A fourth factor is programming math. Early-year family and superhero blocks are thinner in 2026, opening usable real estate for genre entries that can lead a weekend or position as the older-lean choice. January is the prime example. Four varied shades of horror will share space across five weekends, which helps each film cultivate buzz on its own. Summer provides the other window. The parody aligns with early family and action waves, then the hard-R entry can pounce on a late-July lull before back-to-school.

Money matters, ratings, and surprise hits

Budgets remain in the ideal band. Most of the films above will come in under $40–$50 million, with many far below. That allows for broad premium screen use without needing superhero-level volume to break even. The most likely R ratings include Evil Dead Burn, Werwulf, and possibly Resident Evil depending on the final cut. Scream 7, Insidious, and SOULM8TE can plausibly land PG-13 to maximize reach, though each franchise has toggled between ratings in the past. Specialty plays tend to lean R to preserve tone and intensity.

The breakout hunt continues in Q1, where midrange-budget genre can own weekends with minimal competition, and again in late summer, where horror often becomes the conversation when tentpoles tire. The 2026 slate is set up to press those advantages. January could easily deliver the first sleeper overperformer of the year, and August into September gives Sony an avenue to hold screens with back-to-back supernatural IP while still leaving room for an indie breakout.

Internationally, brand recognition helps Resident Evil, Evil Dead, and Scream travel, while 28 Years Later benefits from a British setting and returning talent.

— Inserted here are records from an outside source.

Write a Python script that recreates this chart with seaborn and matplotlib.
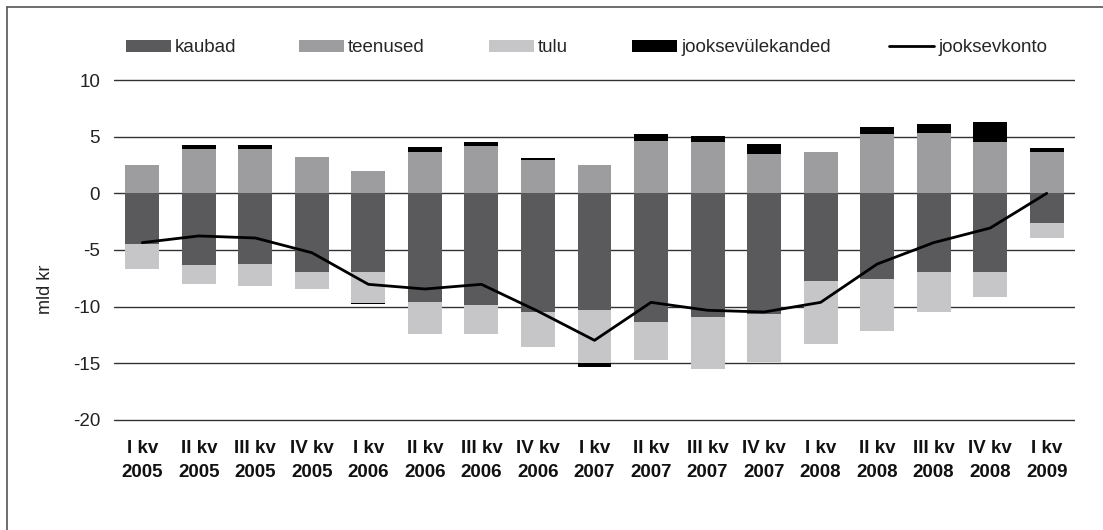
import numpy as np
import matplotlib
matplotlib.use("Agg")
import matplotlib.pyplot as plt
import seaborn as sns
import pandas as pd
from matplotlib.lines import Line2D
from matplotlib.patches import Patch

# quarters
quarters = ["I kv\n2005", "II kv\n2005", "III kv\n2005", "IV kv\n2005",
            "I kv\n2006", "II kv\n2006", "III kv\n2006", "IV kv\n2006",
            "I kv\n2007", "II kv\n2007", "III kv\n2007", "IV kv\n2007",
            "I kv\n2008", "II kv\n2008", "III kv\n2008", "IV kv\n2008",
            "I kv\n2009"]

# components, mld kr
kaubad = [-4.5, -6.35, -6.26, -6.94, -6.94, -9.62, -9.88, -10.47, -10.3,
          -11.38, -10.91, -10.68, -7.74, -7.56, -6.94, -6.94, -2.65]
teenused = [2.47, 3.88, 3.88, 3.18, 1.94, 3.62, 4.15, 2.91, 2.47,
            4.62, 4.53, 3.44, 3.62, 5.2, 5.29, 4.5, 3.62]
tulu = [-2.2, -1.68, -1.94, -1.53, -2.71, -2.82, -2.56, -3.09, -4.7,
        -3.32, -4.59, -4.22, -5.56, -4.59, -3.53, -2.21, -1.32]
jooksevulekanded = [0.0, 0.36, 0.36, 0.0, -0.15, 0.44, 0.35, 0.18, -0.3,
                    0.58, 0.56, 0.88, 0.0, 0.62, 0.8, 1.79, 0.35]
jooksevkonto = [-4.35, -3.76, -3.94, -5.24, -8.03, -8.44, -8.03, -10.4, -12.97,
                -9.62, -10.32, -10.47, -9.62, -6.24, -4.35, -3.06, 0.0]

colors = {
    "kaubad": "#5a5a5c",
    "teenused": "#9d9d9f",
    "tulu": "#c6c6c8",
    "jooksevülekanded": "#000000",
}

sns.set_theme(style="white")
plt.rcParams["font.family"] = ["Liberation Sans", "DejaVu Sans"]
FS = 13.5

W, H = 1103, 530
fig = plt.figure(figsize=(W / 100, H / 100), dpi=100)
# a little headroom so the -20 and 10 gridlines are not cut in half
ax = fig.add_axes([114 / W, 1 - 421.5 / H, (1075 - 114) / W, (421.5 - 78.5) / H])

df = pd.DataFrame({
    "pos": np.arange(len(quarters)),
    "kaubad": kaubad,
    "teenused": teenused,
    "tulu": tulu,
    "jooksevülekanded": jooksevulekanded,
    "jooksevkonto": jooksevkonto,
})

# stacked bars: positives go up from 0, negatives go down from 0
pos_base = np.zeros(len(df))
neg_base = np.zeros(len(df))
bar_w = 0.6
for col in ["kaubad", "teenused", "tulu", "jooksevülekanded"]:
    vals = df[col].to_numpy()
    bottoms = np.where(vals >= 0, pos_base, neg_base)
    ax.bar(df["pos"], vals, bottom=bottoms, width=bar_w, color=colors[col],
           linewidth=0, zorder=2)
    pos_base = pos_base + np.where(vals >= 0, vals, 0)
    neg_base = neg_base + np.where(vals < 0, vals, 0)

sns.lineplot(data=df, x="pos", y="jooksevkonto", color="black", linewidth=2.0,
             ax=ax, zorder=3, legend=False)

pad_u = 1.5 / 11.333
ax.set_xlim(-0.5, len(quarters) - 0.5)
ax.set_ylim(-20 - pad_u, 10 + pad_u)
ax.set_yticks(np.arange(-20, 11, 5))
ax.set_yticklabels([str(v) for v in range(-20, 11, 5)], fontsize=FS, color="#222222")
ax.set_xticks(df["pos"])
ax.set_xticklabels(quarters, fontsize=FS, fontweight="bold", linespacing=1.55,
                   color="#111111")
ax.tick_params(axis="both", length=0)
ax.tick_params(axis="x", pad=13)
ax.tick_params(axis="y", pad=10)
ax.set_xlabel("")
ax.set_ylabel("")
for s in ax.spines.values():
    s.set_visible(False)
ax.yaxis.grid(True, color="#333333", linewidth=1.0, zorder=0)
ax.xaxis.grid(False)
ax.set_axisbelow(True)

fig.text(45 / W, 1 - 289 / H, "mld kr", rotation=90, ha="center", va="center",
         fontsize=13, color="#222222")

# legend entries sit at uneven spacing in the original, so place each one
handles = [Patch(facecolor=colors[k], edgecolor="none", label=k)
           for k in ["kaubad", "teenused", "tulu", "jooksevülekanded"]]
handles.append(Line2D([0], [0], color="black", linewidth=2.0, label="jooksevkonto"))
legend_x = [126, 299, 489, 632, 889]
for h, lx in zip(handles, legend_x):
    fig.legend(handles=[h], loc="center left", bbox_to_anchor=(lx / W, 1 - 48 / H),
               frameon=False, fontsize=FS, handlelength=2.4, handleheight=0.56,
               handletextpad=0.22, borderpad=0, borderaxespad=0)

# outer frame (only top and left visible in the original crop)
fig.add_artist(Line2D([7 / W, 1.0], [1 - 7 / H, 1 - 7 / H], color="#555555",
                      linewidth=1.2, transform=fig.transFigure))
fig.add_artist(Line2D([7 / W, 7 / W], [0.0, 1 - 7 / H], color="#555555",
                      linewidth=1.2, transform=fig.transFigure))

fig.savefig("out.png", dpi=100, facecolor="white")
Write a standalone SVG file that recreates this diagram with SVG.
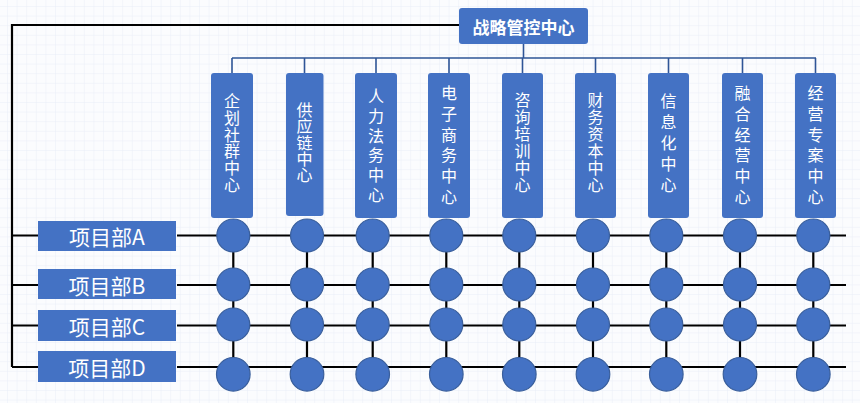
<svg xmlns="http://www.w3.org/2000/svg" width="860" height="403" viewBox="0 0 860 403">
<defs>
<pattern id="grid" width="9.6" height="9.6" patternUnits="userSpaceOnUse" x="7" y="6">
<path d="M0 0H9.6M0 0V9.6" fill="none" stroke="#e9eef8" stroke-width="1"/>
</pattern>
<style>
.bg{fill:#fbfcfe}
.box{fill:#4472c4}
.col{fill:#4472c4}
.node{fill:#4472c4;stroke:#3a5f9c;stroke-width:1.2}
.blk{fill:none;stroke:#000;stroke-width:2.2}
.blu{fill:none;stroke:#2f5597;stroke-width:1.6}
.t{font-family:"Noto Sans CJK SC","Noto Sans",sans-serif;fill:#fff;text-anchor:middle;dominant-baseline:central}
.v{font-family:"Noto Sans CJK SC","Noto Sans",sans-serif;fill:#fff;font-size:16px;writing-mode:vertical-rl;text-orientation:upright;text-anchor:start}
.lt{font-size:21px}
.tt{font-size:17px;font-weight:bold}
</style>
</defs>
<rect class="bg" x="0" y="0" width="860" height="403"/>
<rect x="0" y="0" width="860" height="403" fill="url(#grid)"/>

<g id="connectors">
<path class="blk" d="M459 25H12V367"/>
<path class="blk" d="M12 235.5H38M177 235.5H846"/>
<path class="blk" d="M12 285H38M177 285H846"/>
<path class="blk" d="M12 325.5H38M177 325.5H846"/>
<path class="blk" d="M12 367H38M177 367H846"/>
<path class="blk" d="M233.3 236V374M307 236V374M372.7 236V374M446.3 236V374M519.3 236V374M593 236V374M666.3 236V374M740 236V374M813.3 236V374"/>
<path class="blu" d="M523.5 44V58M232 58H816M232 58V73M304.5 58V73M376 58V73M449 58V73M522.5 58V73M595.5 58V73M668.5 58V73M742.5 58V73M815.5 58V73"/>
</g>

<g id="top">
<rect class="box" x="459" y="8" width="129" height="36" rx="3"/>
<text class="t tt" x="523.5" y="26">战略管控中心</text>
</g>

<g id="c1"><rect class="col" x="211" y="73" width="42" height="145" rx="3"/>
<text class="v" x="232" y="93" style="letter-spacing:0.8px">企划社群中心</text></g>
<g id="c2"><rect class="col" x="286" y="73" width="37.5" height="143" rx="3"/>
<text class="v" x="304.5" y="102" style="letter-spacing:0.25px">供应链中心</text></g>
<g id="c3"><rect class="col" x="355" y="73" width="42" height="145" rx="3"/>
<text class="v" x="376" y="88" style="letter-spacing:3.8px">人力法务中心</text></g>
<g id="c4"><rect class="col" x="428" y="73" width="42" height="145" rx="3"/>
<text class="v" x="449" y="85" style="letter-spacing:4.8px">电子商务中心</text></g>
<g id="c5"><rect class="col" x="502" y="73" width="41" height="145" rx="3"/>
<text class="v" x="522.5" y="92" style="letter-spacing:1px">咨询培训中心</text></g>
<g id="c6"><rect class="col" x="575" y="73" width="41" height="145" rx="3"/>
<text class="v" x="595.5" y="92" style="letter-spacing:1px">财务资本中心</text></g>
<g id="c7"><rect class="col" x="648" y="73" width="41" height="145" rx="3"/>
<text class="v" x="668.5" y="93" style="letter-spacing:5px">信息化中心</text></g>
<g id="c8"><rect class="col" x="722" y="73" width="41" height="145" rx="3"/>
<text class="v" x="742.5" y="85" style="letter-spacing:4.8px">融合经营中心</text></g>
<g id="c9"><rect class="col" x="795" y="73" width="41" height="145" rx="3"/>
<text class="v" x="815.5" y="85" style="letter-spacing:4.8px">经营专案中心</text></g>

<g id="pA"><rect class="box" x="38" y="221" width="138" height="30"/><text class="t lt" x="107" y="236">项目部A</text></g>
<g id="pB"><rect class="box" x="38" y="269" width="138" height="30"/><text class="t lt" x="107" y="284.5">项目部B</text></g>
<g id="pC"><rect class="box" x="38" y="310" width="138" height="31"/><text class="t lt" x="107" y="325.5">项目部C</text></g>
<g id="pD"><rect class="box" x="38" y="351" width="138" height="31"/><text class="t lt" x="107" y="366.5">项目部D</text></g>

<g id="nodes">
<g id="rowA">
<circle class="node" cx="233.3" cy="235.5" r="16.5"/><circle class="node" cx="307" cy="235.5" r="16.5"/><circle class="node" cx="372.7" cy="235.5" r="16.5"/><circle class="node" cx="446.3" cy="235.5" r="16.5"/><circle class="node" cx="519.3" cy="235.5" r="16.5"/><circle class="node" cx="593" cy="235.5" r="16.5"/><circle class="node" cx="666.3" cy="235.5" r="16.5"/><circle class="node" cx="740" cy="235.5" r="16.5"/><circle class="node" cx="813.3" cy="235.5" r="16.5"/>
</g>
<g id="rowB">
<circle class="node" cx="233.3" cy="284.5" r="16.5"/><circle class="node" cx="307" cy="284.5" r="16.5"/><circle class="node" cx="372.7" cy="284.5" r="16.5"/><circle class="node" cx="446.3" cy="284.5" r="16.5"/><circle class="node" cx="519.3" cy="284.5" r="16.5"/><circle class="node" cx="593" cy="284.5" r="16.5"/><circle class="node" cx="666.3" cy="284.5" r="16.5"/><circle class="node" cx="740" cy="284.5" r="16.5"/><circle class="node" cx="813.3" cy="284.5" r="16.5"/>
</g>
<g id="rowC">
<circle class="node" cx="233.3" cy="324.5" r="16.5"/><circle class="node" cx="307" cy="324.5" r="16.5"/><circle class="node" cx="372.7" cy="324.5" r="16.5"/><circle class="node" cx="446.3" cy="324.5" r="16.5"/><circle class="node" cx="519.3" cy="324.5" r="16.5"/><circle class="node" cx="593" cy="324.5" r="16.5"/><circle class="node" cx="666.3" cy="324.5" r="16.5"/><circle class="node" cx="740" cy="324.5" r="16.5"/><circle class="node" cx="813.3" cy="324.5" r="16.5"/>
</g>
<g id="rowD">
<circle class="node" cx="233.3" cy="374.3" r="16.8"/><circle class="node" cx="307" cy="374.3" r="16.8"/><circle class="node" cx="372.7" cy="374.3" r="16.8"/><circle class="node" cx="446.3" cy="374.3" r="16.8"/><circle class="node" cx="519.3" cy="374.3" r="16.8"/><circle class="node" cx="593" cy="374.3" r="16.8"/><circle class="node" cx="666.3" cy="374.3" r="16.8"/><circle class="node" cx="740" cy="374.3" r="16.8"/><circle class="node" cx="813.3" cy="374.3" r="16.8"/>
</g>
</g>
</svg>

Werwulf and The Mummy will lean on auteur and classic-monster awareness abroad. Streamers will amplify the tail, with copyright pickups boosting Universal’s slate and Shudder driving evangelism for Cineverse titles. Expect a healthy PVOD phase across the board, since horror fans have shown a willingness to pay for convenience after an opening weekend, especially when word of mouth is strong.

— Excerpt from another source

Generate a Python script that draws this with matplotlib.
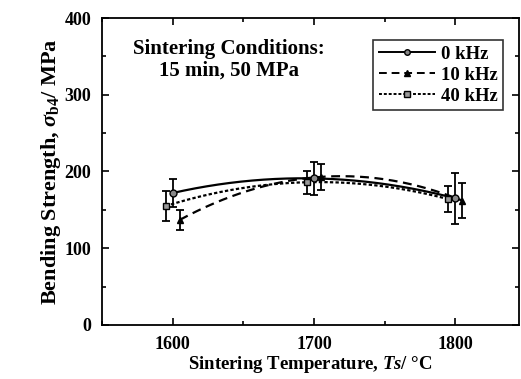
import numpy as np
import matplotlib
matplotlib.use("Agg")
import matplotlib.pyplot as plt
from matplotlib.ticker import MultipleLocator

plt.rcParams["font.family"] = ["Liberation Serif", "DejaVu Serif"]
plt.rcParams["mathtext.fontset"] = "custom"
plt.rcParams["mathtext.rm"] = "Liberation Serif:bold"
plt.rcParams["mathtext.it"] = "Liberation Serif:italic:bold"
plt.rcParams["mathtext.bf"] = "Liberation Serif:bold"

# ===== data =====
temps = [1600, 1700, 1800]
labels = ["0 kHz", "10 kHz", "40 kHz"]
strength_0k = [172, 191, 165]
err_0k = [18, 22, 33]
strength_10k = [137, 193, 162]
err_10k = [13, 17, 23]
strength_40k = [155, 186, 164]
err_40k = [19, 15, 17]

offsets = [0, 5, -5]
series = [strength_0k, strength_10k, strength_40k]
errors = [err_0k, err_10k, err_40k]
markers = ["o", "^", "s"]
mfc = ["#888888", "black", "#999999"]
styles = ["-", (0, (4, 2.5)), (0, (1.5, 1))]

fig = plt.figure(figsize=(5.21, 3.79), dpi=100)
ax = fig.add_axes([0.196, 0.1425, 0.8, 0.81])

for y, e, off, m, fc, ls, lab in zip(series, errors, offsets, markers, mfc, styles, labels):
    x = np.array(temps) + off
    coef = np.polyfit(x, y, 2)
    xs = np.linspace(x[0], x[-1], 200)
    ax.plot(xs, np.polyval(coef, xs), color="black", lw=1.6, linestyle=ls, zorder=2)
    ax.errorbar(x, y, yerr=e, fmt="none", ecolor="black", elinewidth=1.3,
                capsize=3, capthick=1.3, zorder=3)
    ax.plot(x, y, marker=m, ms=5, mfc=fc, mec="black", mew=1, linestyle="none", zorder=4)
    ax.plot([], [], color="black", lw=1.4, linestyle=ls, marker=m, ms=4,
            mfc=fc, mec="black", label=lab)

ax.set_xlim(1550, 1845)
ax.set_ylim(0, 400)
ax.xaxis.set_major_locator(MultipleLocator(100))
ax.xaxis.set_minor_locator(MultipleLocator(50))
ax.yaxis.set_major_locator(MultipleLocator(100))
ax.yaxis.set_minor_locator(MultipleLocator(50))
ax.tick_params(which="both", direction="in", top=True, right=True, width=1.2)
ax.tick_params(which="major", length=5, labelsize=13, pad=8)
ax.tick_params(which="minor", length=3)
for lbl in ax.get_xticklabels() + ax.get_yticklabels():
    lbl.set_fontweight("bold")
for sp in ax.spines.values():
    sp.set_linewidth(1.3)

ax.set_xlabel("Sintering Temperature, $\\mathit{Ts}$/ \u00b0C", fontsize=13.5, fontweight="bold", labelpad=1)
ax.set_ylabel("Bending Strength, $\\mathit{\\sigma}_{\\mathrm{b4}}$/ MPa", fontsize=16,
              fontweight="bold", labelpad=1)

ax.text(0.305, 0.93, "Sintering Conditions:\n15 min, 50 MPa", transform=ax.transAxes,
        ha="center", va="top", fontsize=15, fontweight="bold", linespacing=1.1)

leg = ax.legend(loc="upper right", bbox_to_anchor=(0.962, 0.928), frameon=True, fancybox=False,
                edgecolor="black", prop={"weight": "bold", "size": 13.5}, handlelength=3.0,
                handletextpad=0.3, labelspacing=0.2, borderpad=0.3, borderaxespad=0)
leg.get_frame().set_linewidth(1.2)

fig.savefig("out.png", dpi=100)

How the year flows for audiences

From a moviegoer’s perspective, the 2026 horror year offers momentum and variety. January is a tasting table, February delivers a legacy slasher, April revives a Universal monster, May and June provide a back-to-back spirit play for date nights and group outings, July leans brutal, August and September keep the supernatural momentum, October turns into a Jordan Peele event, and December invites a icy, literate nightmare. That is how you keep chatter alive and occupancy strong without cannibalizing your own titles. The pattern also supports social campaigns that can gain momentum, using earlier releases to seed the audience for bigger plays in the fall.

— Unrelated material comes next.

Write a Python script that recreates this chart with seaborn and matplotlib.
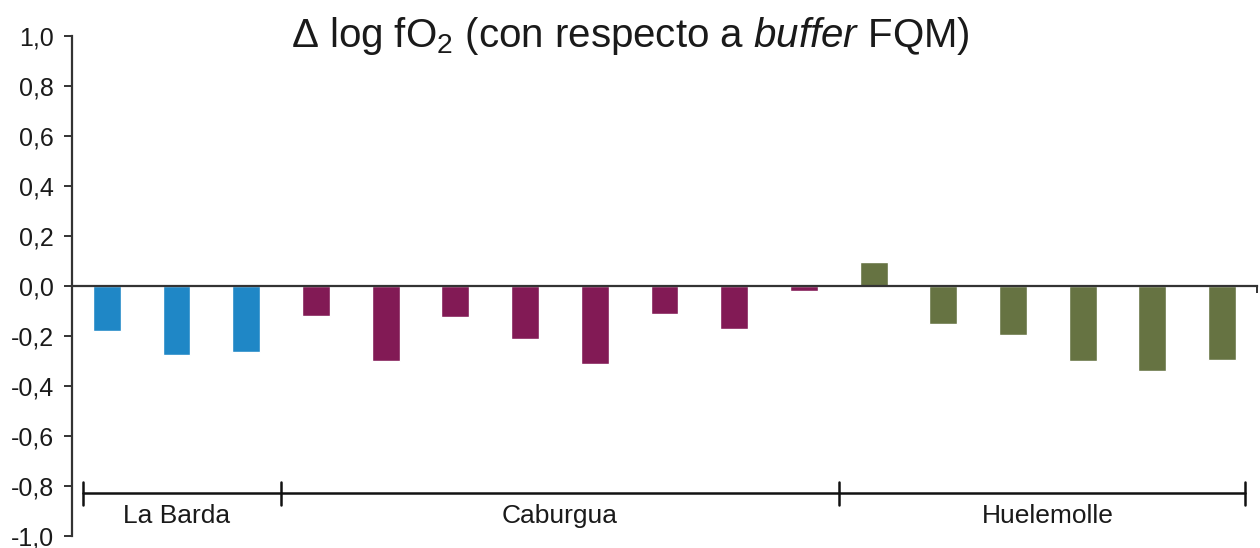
import numpy as np
import pandas as pd
import matplotlib
matplotlib.use("Agg")
import matplotlib.pyplot as plt
import seaborn as sns

# Δ log fO2 relative to the FQM buffer, per sample, grouped by locality
grupos = ["La Barda", "Caburgua", "Huelemolle"]
la_barda = [-0.18, -0.275, -0.265]
caburgua = [-0.12, -0.30, -0.125, -0.21, -0.31, -0.11, -0.17, -0.02]
huelemolle = [0.095, -0.15, -0.195, -0.30, -0.34, -0.295]
colores = ["#1F87C6", "#821A55", "#667342"]
yticks = [-1.0, -0.8, -0.6, -0.4, -0.2, 0.0, 0.2, 0.4, 0.6, 0.8, 1.0]
ytick_labels = ["-1,0", "-0,8", "-0,6", "-0,4", "-0,2", "0,0",
                "0,2", "0,4", "0,6", "0,8", "1,0"]

series = [la_barda, caburgua, huelemolle]
rows = []
for g, vals in zip(grupos, series):
    for v in vals:
        rows.append({"grupo": g, "valor": v})
df = pd.DataFrame(rows)
df["muestra"] = [str(i) for i in range(len(df))]

sns.set_style("white")
plt.rcParams["font.family"] = ["Liberation Sans", "DejaVu Sans"]
plt.rcParams["mathtext.fontset"] = "custom"
plt.rcParams["mathtext.rm"] = "Liberation Sans"
plt.rcParams["mathtext.it"] = "Liberation Sans:italic"

txt = "#1a1a1a"
fig = plt.figure(figsize=(12.6, 5.48), dpi=100)
ax = fig.add_axes([0.0571, 0.0219, 0.9405, 0.9124])

sns.barplot(data=df, x="muestra", y="valor", hue="grupo",
            hue_order=grupos, palette=colores, order=list(df["muestra"]),
            width=0.4, dodge=False, saturation=1, legend=False, ax=ax)

ax.set_xlim(-0.5, len(df) - 0.5)
ax.set_ylim(-1, 1)
ax.set_xlabel("")
ax.set_ylabel("")

for s in ["top", "right"]:
    ax.spines[s].set_visible(False)
ax.spines["bottom"].set_position(("data", 0))
for s in ["left", "bottom"]:
    ax.spines[s].set_color("#333333")
    ax.spines[s].set_linewidth(1.6)
    ax.spines[s].set_zorder(5)

ax.set_yticks(yticks)
ax.set_yticklabels(ytick_labels)
ax.set_xticks([len(df) - 0.5])
ax.set_xticklabels([""])
ax.tick_params(axis="y", direction="out", length=6, width=1.4,
               color="#333333", labelsize=18, labelcolor=txt, pad=7, left=True)
ax.tick_params(axis="x", direction="out", length=5, width=1.4,
               color="#333333", bottom=True)

# locality bracket under the bars
n1, n2 = len(la_barda), len(caburgua)
y_br = -0.83
edges = [-0.34, n1 - 0.5, n1 + n2 - 0.5, len(df) - 1 + 0.33]
ax.plot([edges[0], edges[-1]], [y_br, y_br], color="#111111", lw=1.8,
        clip_on=False, zorder=4)
for e in edges:
    ax.plot([e, e], [y_br + 0.045, y_br - 0.048], color="#111111", lw=1.8,
            clip_on=False, zorder=4)

centros = [(n1 - 1) / 2, n1 + (n2 - 1) / 2, n1 + n2 + (len(huelemolle) - 1) / 2]
for g, c in zip(grupos, centros):
    ax.text(c, -0.92, g, ha="center", va="center", fontsize=19, color=txt)

fig.text(0.5, 0.935, "Δ log fO$_2$ (con respecto a $\\mathit{buffer}$ FQM)",
         ha="center", va="center", fontsize=29, color=txt)

fig.savefig("out.png", dpi=100)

Exhibitors are pleased with the spacing. Horror delivers predictable Thursday surges, tight deployments, and strong PLF uptake when the creative supports it. The 2026 slate has at least three titles that can earn PLF placement, with The Mummy, Evil Dead Burn, and Werwulf all showcasing materiality, soundscape, and imagery that benefit from larger formats. The calendar also leaves room for specialty platformers to open in New York and Los Angeles, build reviews, and slide into national conversation as the fall progresses.

2026 Shapes Up Strong

Windows change. Ratings change. Casts update. But the spine of 2026 horror is defined. There is recognizable IP where it plays, fresh vision where it counts, and a calendar that shows studios grasp the timing of scares. The awards and festival pipeline into 2027 will come into focus once the fall festivals lock, and it would not be surprising to see at least one late-stage specialty acquisition join the party. For now, the job is simple, shape lean trailers, preserve the surprise, and let the chills sell the seats.